There were, therefore, various erroneous opinions regarding this lost work. Zunz considered it as a kabbalistic work ascribed to R. Shimon ben Yochai. M. H. Landauer identified it with the Mekhilta of Rabbi Ishmael, while J. Perles held that the medieval authors applied the name "Mekhilta de-Rabbi Shimon" merely to his maxims which were included in the Mekhilta de-Rabbi Yishmael, since separate sentences could be called "mekhilta". M. Friedmann was the first to maintain that, in addition to R. Ishmael's work, there was a halakhic midrash to Exodus by R. Shimon, which was called the "Mekhilta de-Rabbi Shimon," and that this Mekhilta formed part of the Sifre mentioned in the Talmud Bavli.

This assumption of Friedmann's was subsequently confirmed by the publication of a geonic responsum, where a baraita from the Sifre de-Bei Rav to Exodus is quoted, which is the same passage as that cited by Nahmanides from the Mekhilta de-Rabbi Shimon ben Yochai, in his commentary on Exodus 22:12. This extract designates the work of R. Ishmael as the "Mekhilta of Palestine," in contradistinction to Shimon ben Yochai's midrash.
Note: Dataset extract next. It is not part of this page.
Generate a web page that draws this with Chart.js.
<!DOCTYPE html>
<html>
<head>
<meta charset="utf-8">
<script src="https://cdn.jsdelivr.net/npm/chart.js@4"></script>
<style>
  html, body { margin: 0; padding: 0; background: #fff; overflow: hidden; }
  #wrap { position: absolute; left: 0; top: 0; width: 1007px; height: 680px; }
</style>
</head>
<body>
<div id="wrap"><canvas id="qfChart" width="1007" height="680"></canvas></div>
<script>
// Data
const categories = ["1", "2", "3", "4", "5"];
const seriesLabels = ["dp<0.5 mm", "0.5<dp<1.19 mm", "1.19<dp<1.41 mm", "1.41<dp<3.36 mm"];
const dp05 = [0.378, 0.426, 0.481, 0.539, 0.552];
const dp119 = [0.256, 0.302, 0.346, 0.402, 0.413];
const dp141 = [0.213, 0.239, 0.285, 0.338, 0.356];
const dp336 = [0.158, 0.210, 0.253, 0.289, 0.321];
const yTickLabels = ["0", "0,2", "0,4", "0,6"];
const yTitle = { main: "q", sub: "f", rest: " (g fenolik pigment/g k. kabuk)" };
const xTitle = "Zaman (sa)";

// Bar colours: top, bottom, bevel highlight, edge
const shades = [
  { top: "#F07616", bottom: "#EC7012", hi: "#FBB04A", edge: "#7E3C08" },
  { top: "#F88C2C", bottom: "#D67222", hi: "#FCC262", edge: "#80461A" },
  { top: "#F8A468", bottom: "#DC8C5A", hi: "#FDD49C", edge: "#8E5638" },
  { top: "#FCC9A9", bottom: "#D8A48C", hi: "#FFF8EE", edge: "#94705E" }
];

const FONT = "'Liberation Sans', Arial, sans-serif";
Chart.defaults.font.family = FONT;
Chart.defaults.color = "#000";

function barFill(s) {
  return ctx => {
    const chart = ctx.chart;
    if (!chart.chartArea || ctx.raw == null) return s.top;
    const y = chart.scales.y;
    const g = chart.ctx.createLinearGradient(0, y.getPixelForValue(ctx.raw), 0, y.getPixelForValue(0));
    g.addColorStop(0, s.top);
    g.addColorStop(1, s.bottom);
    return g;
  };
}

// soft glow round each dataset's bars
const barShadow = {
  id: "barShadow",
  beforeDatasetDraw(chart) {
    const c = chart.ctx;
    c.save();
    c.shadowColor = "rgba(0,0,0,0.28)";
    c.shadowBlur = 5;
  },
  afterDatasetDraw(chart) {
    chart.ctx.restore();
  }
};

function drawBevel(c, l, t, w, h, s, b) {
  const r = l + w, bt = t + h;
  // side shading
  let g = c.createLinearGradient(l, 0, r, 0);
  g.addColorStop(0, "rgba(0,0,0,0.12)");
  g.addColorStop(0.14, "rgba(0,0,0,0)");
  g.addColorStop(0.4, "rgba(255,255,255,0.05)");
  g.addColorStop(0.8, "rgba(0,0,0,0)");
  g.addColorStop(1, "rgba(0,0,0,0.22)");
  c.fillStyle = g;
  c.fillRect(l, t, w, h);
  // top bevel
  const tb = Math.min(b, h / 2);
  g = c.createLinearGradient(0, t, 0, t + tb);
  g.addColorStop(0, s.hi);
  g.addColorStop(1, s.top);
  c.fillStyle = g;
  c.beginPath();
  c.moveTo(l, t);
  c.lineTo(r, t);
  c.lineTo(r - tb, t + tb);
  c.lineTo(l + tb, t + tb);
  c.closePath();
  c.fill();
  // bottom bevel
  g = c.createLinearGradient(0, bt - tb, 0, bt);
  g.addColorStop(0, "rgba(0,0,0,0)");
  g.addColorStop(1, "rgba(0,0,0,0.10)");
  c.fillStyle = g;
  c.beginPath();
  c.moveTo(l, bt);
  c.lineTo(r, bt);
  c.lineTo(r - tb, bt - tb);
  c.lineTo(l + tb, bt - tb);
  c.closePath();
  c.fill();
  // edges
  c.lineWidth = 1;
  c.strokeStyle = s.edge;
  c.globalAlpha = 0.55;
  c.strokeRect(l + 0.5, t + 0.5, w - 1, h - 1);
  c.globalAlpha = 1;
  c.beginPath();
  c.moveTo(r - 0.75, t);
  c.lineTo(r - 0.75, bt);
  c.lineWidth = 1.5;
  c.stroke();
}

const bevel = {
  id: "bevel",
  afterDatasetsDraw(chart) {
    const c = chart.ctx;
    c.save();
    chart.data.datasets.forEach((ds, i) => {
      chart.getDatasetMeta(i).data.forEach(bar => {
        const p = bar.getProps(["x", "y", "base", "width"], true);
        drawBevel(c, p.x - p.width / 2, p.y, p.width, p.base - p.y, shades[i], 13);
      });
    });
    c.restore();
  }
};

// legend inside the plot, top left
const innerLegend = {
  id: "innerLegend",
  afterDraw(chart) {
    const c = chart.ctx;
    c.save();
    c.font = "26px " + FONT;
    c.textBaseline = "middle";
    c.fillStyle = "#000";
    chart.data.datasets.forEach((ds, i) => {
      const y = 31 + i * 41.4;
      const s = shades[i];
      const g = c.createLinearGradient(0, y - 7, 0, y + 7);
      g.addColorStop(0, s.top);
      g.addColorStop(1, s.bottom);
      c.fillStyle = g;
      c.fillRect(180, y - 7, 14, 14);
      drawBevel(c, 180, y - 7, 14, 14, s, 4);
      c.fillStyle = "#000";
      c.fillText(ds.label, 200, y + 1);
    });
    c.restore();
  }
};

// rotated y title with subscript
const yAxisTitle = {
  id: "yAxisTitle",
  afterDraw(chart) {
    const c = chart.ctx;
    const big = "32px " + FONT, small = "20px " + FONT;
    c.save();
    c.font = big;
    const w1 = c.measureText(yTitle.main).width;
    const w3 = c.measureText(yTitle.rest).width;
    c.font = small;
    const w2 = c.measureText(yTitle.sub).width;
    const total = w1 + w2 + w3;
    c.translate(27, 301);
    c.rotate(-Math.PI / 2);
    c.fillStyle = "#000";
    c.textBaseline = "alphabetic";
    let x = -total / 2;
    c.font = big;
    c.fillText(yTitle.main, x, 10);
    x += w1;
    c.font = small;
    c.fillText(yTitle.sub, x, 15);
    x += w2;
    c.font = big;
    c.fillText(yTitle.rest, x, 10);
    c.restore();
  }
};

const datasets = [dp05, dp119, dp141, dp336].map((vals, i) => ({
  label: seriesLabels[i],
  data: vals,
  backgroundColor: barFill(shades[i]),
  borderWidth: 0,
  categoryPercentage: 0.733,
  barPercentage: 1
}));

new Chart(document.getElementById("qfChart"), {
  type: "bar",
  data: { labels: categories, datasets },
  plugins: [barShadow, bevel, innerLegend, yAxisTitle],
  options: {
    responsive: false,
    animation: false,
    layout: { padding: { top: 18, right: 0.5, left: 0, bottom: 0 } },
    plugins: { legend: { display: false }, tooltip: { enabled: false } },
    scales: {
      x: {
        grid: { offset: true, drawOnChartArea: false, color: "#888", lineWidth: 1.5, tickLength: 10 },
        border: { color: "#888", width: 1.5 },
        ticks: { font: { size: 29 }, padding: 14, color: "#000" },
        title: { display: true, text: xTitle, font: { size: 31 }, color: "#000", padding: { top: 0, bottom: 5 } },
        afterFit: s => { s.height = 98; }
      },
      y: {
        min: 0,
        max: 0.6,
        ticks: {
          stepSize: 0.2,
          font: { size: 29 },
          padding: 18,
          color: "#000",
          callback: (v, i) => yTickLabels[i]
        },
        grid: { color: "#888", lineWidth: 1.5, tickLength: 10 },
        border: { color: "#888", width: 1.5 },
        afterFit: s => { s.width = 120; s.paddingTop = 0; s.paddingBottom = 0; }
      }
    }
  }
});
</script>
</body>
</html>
It is clear, therefore, that the Mekhilta of R. Shimon was implied in the title Sifre de-Bei Rav; and it is mentioned in the Midrash Tehillim under the Hebrew name Middat Rabbi Shimon ben Yochai.

It is possible also that Shimon himself intended to refer to his midrash in his saying: "My sons, learn my middot; for my middot are the finest of the finest middot of Rabbi Akiva". The Judean sources, the Yerushalmi and the aggadic midrashim, introduce baraitot from this Mekhilta with the phrase, "Tanei Rabbi Shimon" = "Rabbi Shimon has taught". The phrase "Tana de-Bei Rabbi Shimon" is extremely rare, however, in the Talmud Bavli, where this midrash ranks as one of the "Sifre de-Bei Rav". Many sentences of Shimon are quoted there in the name of his son Eleazar, so that Hoffmann has very plausibly concluded that Eleazar edited his father's midrash.

== Current status ==
The Mekhilta de-Rabbi Shimon had disappeared, but some extracts from it were preserved in the collection known as Midrash haGadol, as Israel Lewy first pointed out. These fragments were collected by David Zvi Hoffmann and published under the title Mechilta de R. Simon b. Jochai.

This Mekhilta compiled from Midrash haGadol preserves abundant material from the earliest Scriptural commentaries, quoting, for instance, a sentence from the Doreshei Reshumot on Exodus 21:12 which is found nowhere else. It contains also much from post-Talmudic literature, for the collector and redactor of the Midrash haGadol had a peculiar way of dressing sentences of such medieval authorities as Rashi, Ibn Ezra, Arukh, and Maimonides in midrashic garb and presenting them as ancient maxims.

A critical version, using newly discovered fragments of texts, was later published by Yaakov Nahum Epstein and his student Ezra Zion Melamed. The publication is an attempt to reconstruct the original Mekhilta of Rabbi Shimon ben Yochai, based on all extant sources.

== English editions ==
- Nelson, David (2006). "Mekhilta de-Rabbi Shimon bar Yoḥai".

== Jewish Encyclopedia bibliography ==
- M. Friedmann, introduction to his edition of the Mekhilta, pp. 51–73, Vienna, 1870;
- David Zvi Hoffmann, Einleitung in die Halachischen Midraschim, pp. 45–51, Berlin, 1887;
- Israel Lewy, Ein Wort über die Mechilta des R. Simon, Breslau, 1889.